Low-energy electron spectrometer to study the far environment of a dynamically new comet as a part of the Comet Interceptor payload

Comet Interceptor is the ESA F1 space mission aiming to explore a comet very likely entering the inner Solar System for the first time, or to encounter an interstellar object originating at another star, scheduled for launch in 2029 together with the ESA L-class Ariel spacecraft. Following the mission adoption in June 2022, the spacecraft and scientific payload development have advanced to the Phase C. In our contribution we present the status of development of the Low-energy electron spectrometer (LEES) that is a part of the Dust-Fields-Plasma multi-instrument suite deployed at the main spacecraft A (DFP-A).

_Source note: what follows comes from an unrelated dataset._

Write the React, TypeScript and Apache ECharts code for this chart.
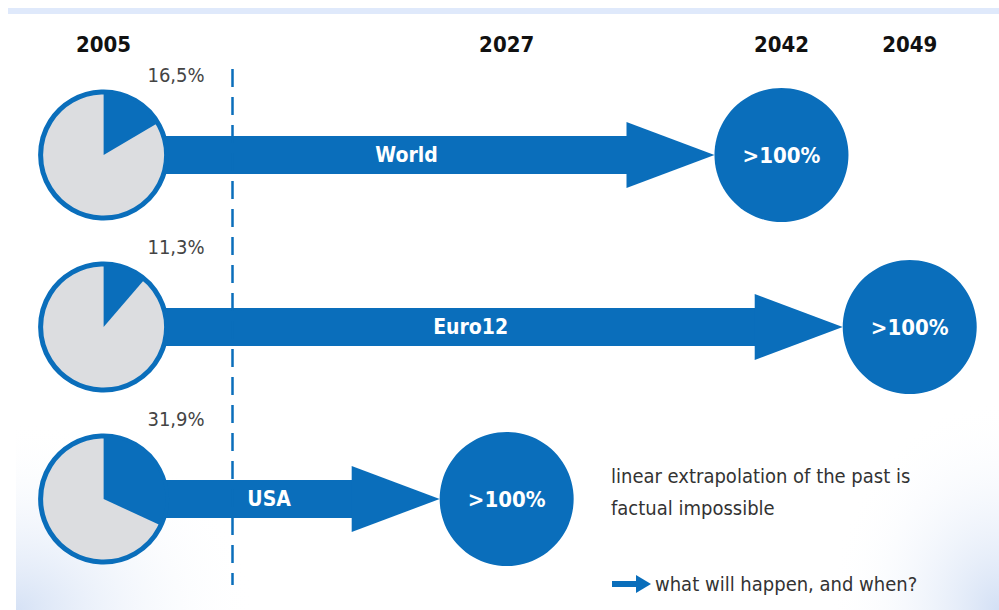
import React, { useEffect, useRef } from "react";
import * as echarts from "echarts";

// ---- data ----
const rows = ["World", "Euro12", "USA"];
const baseYear = 2005;
const shares2005 = [16.5, 11.3, 31.9]; // % in 2005
const targetYears = [2042, 2049, 2027]; // year in which >100% is reached
const targetLabel = ">100%";
const yearTicks = [2005, 2027, 2042, 2049];
const referenceLineYear = 2012;
const noteLines = ["linear extrapolation of the past is", "factual impossible"];
const questionText = "what will happen, and when?";

// ---- style ----
const BLUE = "#0a6ebb";
const GRAY = "#dcdde0";
const FONT = '"DejaVu Sans Condensed", "Liberation Sans Narrow", sans-serif';
const PIE_R = 63;
const TARGET_R = 67;
const SHAFT_H = 19;
const HEAD_H = 33;
const HEAD_LEN = 88;

export default function App() {
  const ref = useRef<HTMLDivElement>(null);
  useEffect(() => {
    if (!ref.current) return;
    const chart = echarts.init(ref.current, null, { renderer: "svg" });
    const option: any = {
      animation: false,
      backgroundColor: "#ffffff",
      grid: { left: 12, right: 16, top: 69, bottom: 25 },
      xAxis: {
        type: "value",
        position: "top",
        min: 2000,
        max: 2053,
        interval: 1,
        axisLine: { show: false },
        axisTick: { show: false },
        splitLine: { show: false },
        axisLabel: {
          margin: 14,
          color: "#111111",
          fontWeight: "bold",
          fontSize: 22,
          fontFamily: FONT,
          formatter: (v: number) => (yearTicks.includes(v) ? String(v) : ""),
        },
      },
      yAxis: {
        type: "category",
        data: rows,
        inverse: true,
        show: false,
      },
      graphic: [
        {
          type: "rect",
          z: 0,
          shape: { x: 8, y: 8, width: 991, height: 6 },
          style: { fill: "#dfe9fb" },
        },
        {
          type: "rect",
          z: 0,
          shape: { x: 16, y: 420, width: 240, height: 190 },
          style: {
            fill: new echarts.graphic.RadialGradient(0, 1, 1, [
              { offset: 0, color: "rgba(200,216,242,0.75)" },
              { offset: 1, color: "rgba(255,255,255,0)" },
            ]),
          },
        },
        {
          type: "rect",
          z: 0,
          shape: { x: 830, y: 400, width: 169, height: 210 },
          style: {
            fill: new echarts.graphic.RadialGradient(1, 1, 1, [
              { offset: 0, color: "rgba(200,216,242,0.8)" },
              { offset: 1, color: "rgba(255,255,255,0)" },
            ]),
          },
        },
        {
          type: "text",
          z: 5,
          x: 611,
          y: 476,
          style: {
            text: noteLines[0],
            fill: "#333",
            fontSize: 20,
            fontFamily: FONT,
            verticalAlign: "middle",
          },
        },
        {
          type: "text",
          z: 5,
          x: 611,
          y: 508,
          style: {
            text: noteLines[1],
            fill: "#333",
            fontSize: 20,
            fontFamily: FONT,
            verticalAlign: "middle",
          },
        },
        {
          type: "rect",
          z: 5,
          shape: { x: 612, y: 581, width: 26, height: 6 },
          style: { fill: BLUE },
        },
        {
          type: "polygon",
          z: 5,
          shape: { points: [[636, 575], [651, 584], [636, 593]] },
          style: { fill: BLUE },
        },
        {
          type: "text",
          z: 5,
          x: 655,
          y: 584,
          style: {
            text: questionText,
            fill: "#333",
            fontSize: 20,
            fontFamily: FONT,
            verticalAlign: "middle",
          },
        },
      ],
      series: [
        {
          type: "scatter",
          z: 1,
          data: rows.map((_, i) => [targetYears[i], i]),
          symbol: "circle",
          symbolSize: TARGET_R * 2,
          itemStyle: { color: BLUE, opacity: 1 },
          label: {
            show: true,
            position: "inside",
            formatter: () => targetLabel,
            color: "#ffffff",
            fontSize: 22,
            fontWeight: "bold",
            fontFamily: FONT,
          },
          silent: true,
          markLine: {
            silent: true,
            symbol: "none",
            label: { show: false },
            lineStyle: { color: BLUE, type: [18, 10], width: 2.5 },
            data: [{ xAxis: referenceLineYear }],
          },
        },
        {
          type: "custom",
          z: 2,
          silent: true,
          data: rows.map((_, i) => [baseYear, i, targetYears[i]]),
          encode: { x: [0, 2], y: 1 },
          renderItem: (params: any, api: any) => {
            const row = api.value(1);
            const p0 = api.coord([api.value(0), row]);
            const p1 = api.coord([api.value(2), row]);
            const cy = p0[1];
            const tip = p1[0] - TARGET_R;
            const base = tip - HEAD_LEN;
            const labelX = (p0[0] + PIE_R + base) / 2 + 10;
            return {
              type: "group",
              children: [
                {
                  type: "rect",
                  shape: { x: p0[0], y: cy - SHAFT_H, width: base - p0[0] + 1, height: SHAFT_H * 2 },
                  style: { fill: BLUE },
                },
                {
                  type: "polygon",
                  shape: { points: [[base, cy - HEAD_H], [tip, cy], [base, cy + HEAD_H]] },
                  style: { fill: BLUE },
                },
                {
                  type: "text",
                  x: labelX,
                  y: cy,
                  style: {
                    text: rows[params.dataIndex],
                    fill: "#ffffff",
                    fontSize: 21,
                    fontWeight: "bold",
                    fontFamily: FONT,
                    align: "center",
                    verticalAlign: "middle",
                  },
                },
              ],
            };
          },
        },
        {
          type: "custom",
          z: 3,
          silent: true,
          data: rows.map((_, i) => [baseYear, i, shares2005[i]]),
          encode: { x: 0, y: 1 },
          renderItem: (params: any, api: any) => {
            const c = api.coord([api.value(0), api.value(1)]);
            const share = api.value(2);
            const start = -Math.PI / 2;
            return {
              type: "group",
              children: [
                {
                  type: "circle",
                  shape: { cx: c[0], cy: c[1], r: PIE_R },
                  style: { fill: GRAY, stroke: BLUE, lineWidth: 5 },
                },
                {
                  type: "sector",
                  shape: {
                    cx: c[0],
                    cy: c[1],
                    r0: 0,
                    r: PIE_R - 1,
                    startAngle: start,
                    endAngle: start + (2 * Math.PI * share) / 100,
                    clockwise: true,
                  },
                  style: { fill: BLUE },
                },
                {
                  type: "text",
                  x: c[0] + 101,
                  y: c[1] - 80,
                  style: {
                    text: share.toFixed(1).replace(".", ",") + "%",
                    fill: "#444444",
                    fontSize: 20,
                    fontFamily: FONT,
                    align: "right",
                    verticalAlign: "middle",
                  },
                },
              ],
            };
          },
        },
      ],
    };
    chart.setOption(option);
    return () => chart.dispose();
  }, []);
  return (
    <div
      ref={ref}
      style={{ position: "absolute", left: 0, top: 0, width: 999, height: 610 }}
    />
  );
}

The DFP-A/LEES sensor will determine the thermal and suprathermal electron densities, temperatures, and the velocity distribution functions of the local plasma environment of both the solar wind and coma. It will also measure the local properties of negatively charged ions and dust, and detect photoelectrons resulting from neutral-plasma interactions in order to infer the magnetic connectivity between the cometary environment and the spacecraft. The LEES measurements are needed to understand the ionization sources of the cometary neutral gas as well as to infer the plasma boundaries of the induced magnetosphere of the comet. The electron spectrometer is a further miniaturized version of the top-hat analyser inherited from the Stereo, Maven and BepiColombo missions. We present the overall design, simulation of the spacecraft electromagnetic and particle environment influence to the LEES measurements and the intermediate results of testing of the LEES components to survive a potential harsh dust environment during the comet flyby.